# Start of DATASET CONTENT

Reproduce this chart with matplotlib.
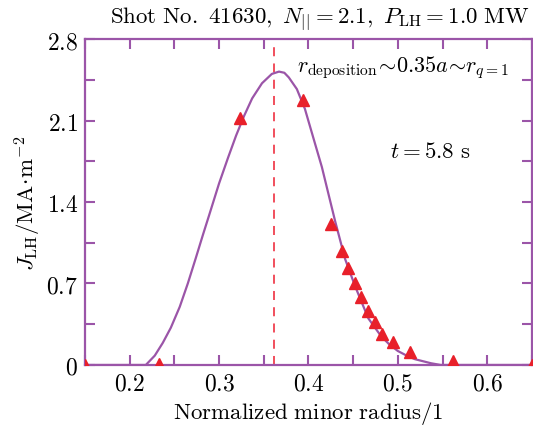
import numpy as np
import matplotlib.pyplot as plt
from matplotlib.ticker import MultipleLocator, FixedLocator

plt.rcParams['mathtext.fontset'] = 'cm'
plt.rcParams['font.family'] = 'serif'
plt.rcParams['font.serif'] = ['DejaVu Serif']

# measured points (triangles)
r_meas = [0.150, 0.233, 0.323, 0.394, 0.425, 0.437, 0.444, 0.452, 0.459,
          0.467, 0.474, 0.482, 0.495, 0.514, 0.562, 0.650]
j_meas = [0.00, 0.01, 2.12, 2.28, 1.21, 0.98, 0.83, 0.70, 0.58,
          0.46, 0.37, 0.27, 0.20, 0.11, 0.03, 0.00]

# simulated profile (line)
r_sim = [0.150, 0.218, 0.228, 0.237, 0.246, 0.256, 0.265, 0.274, 0.282,
         0.289, 0.300, 0.310, 0.319, 0.328, 0.337, 0.348, 0.359, 0.367,
         0.373, 0.378, 0.387, 0.396, 0.407, 0.415, 0.422, 0.430, 0.441,
         0.452, 0.460, 0.467, 0.481, 0.490, 0.500, 0.510, 0.519, 0.537,
         0.548, 0.650]
j_sim = [0.00, 0.00, 0.08, 0.19, 0.32, 0.50, 0.70, 0.92, 1.12,
         1.29, 1.56, 1.78, 1.97, 2.14, 2.29, 2.42, 2.50, 2.52,
         2.51, 2.47, 2.37, 2.20, 1.91, 1.70, 1.48, 1.23, 0.91,
         0.68, 0.53, 0.40, 0.25, 0.18, 0.12, 0.08, 0.05, 0.015,
         0.00, 0.00]

r_dep = 0.361

xticks = [0.2, 0.3, 0.4, 0.5, 0.6]
yticks = [0, 0.7, 1.4, 2.1, 2.8]

purple = '#9b55a8'

fig = plt.figure(figsize=(5.33, 4.27), dpi=100)
ax = fig.add_axes([0.1595, 0.1429, 0.8385, 0.7634])

ax.plot(r_sim, j_sim, color=purple, lw=1.6, zorder=2)
ax.plot(r_meas, j_meas, '^', color='#e8202a', ms=8, mec='#e8202a',
        clip_on=True, zorder=3)
ax.axvline(r_dep, color='#f0404f', ls=(0, (5, 4)), lw=1.3, zorder=1)

ax.set_xlim(0.15, 0.65)
ax.set_ylim(0, 2.8)
ax.xaxis.set_major_locator(FixedLocator(xticks))
ax.yaxis.set_major_locator(FixedLocator(yticks))
ax.xaxis.set_minor_locator(MultipleLocator(0.05))
ax.yaxis.set_minor_locator(MultipleLocator(0.35))
ax.set_xticklabels([f'${v:g}$' for v in xticks])
ax.set_yticklabels([f'${v:g}$' for v in yticks])

for s in ax.spines.values():
    s.set_color(purple)
    s.set_linewidth(1.6)
ax.tick_params(which='both', direction='in', top=True, right=True,
               color=purple, width=1.5, labelsize=17)
ax.tick_params(which='major', length=7, pad=5)
ax.tick_params(which='minor', length=7)

ax.set_xlabel(r'$\mathrm{Normalized\ minor\ radius/1}$', fontsize=16.5, labelpad=3)
ax.set_ylabel(r'$J_{\rm LH}/{\rm MA\!\cdot\! m^{-2}}$', fontsize=16.5, labelpad=2)

ax.text(0.995, 1.02, r'$\mathrm{Shot\ No.\ 41630,}\ N_{||}=2.1,\ P_{\rm LH}=1.0\ \mathrm{MW}$',
        transform=ax.transAxes, ha='right', va='bottom', fontsize=16.5)
ax.text(0.474, 0.915, r'$r_{\rm deposition}\!\sim\!0.35a\!\sim\!r_{q=1}$',
        transform=ax.transAxes, ha='left', va='center', fontsize=16)
ax.text(0.683, 0.655, r'$t=5.8\ \mathrm{s}$', transform=ax.transAxes,
        ha='left', va='center', fontsize=16.5)

fig.savefig('out.png', dpi=100)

# End of DATASET CONTENT

WHAT YOU ARE ASKED TO DO
Copy exactly the lines running from the beginning of the listing through the line that has "plt.rcParams['font.serif'] = ['DejaVu Serif']". Drop the pictures.

RESULT
Reproduce this chart with matplotlib.
import numpy as np
import matplotlib.pyplot as plt
from matplotlib.ticker import MultipleLocator, FixedLocator

plt.rcParams['mathtext.fontset'] = 'cm'
plt.rcParams['font.family'] = 'serif'
plt.rcParams['font.serif'] = ['DejaVu Serif']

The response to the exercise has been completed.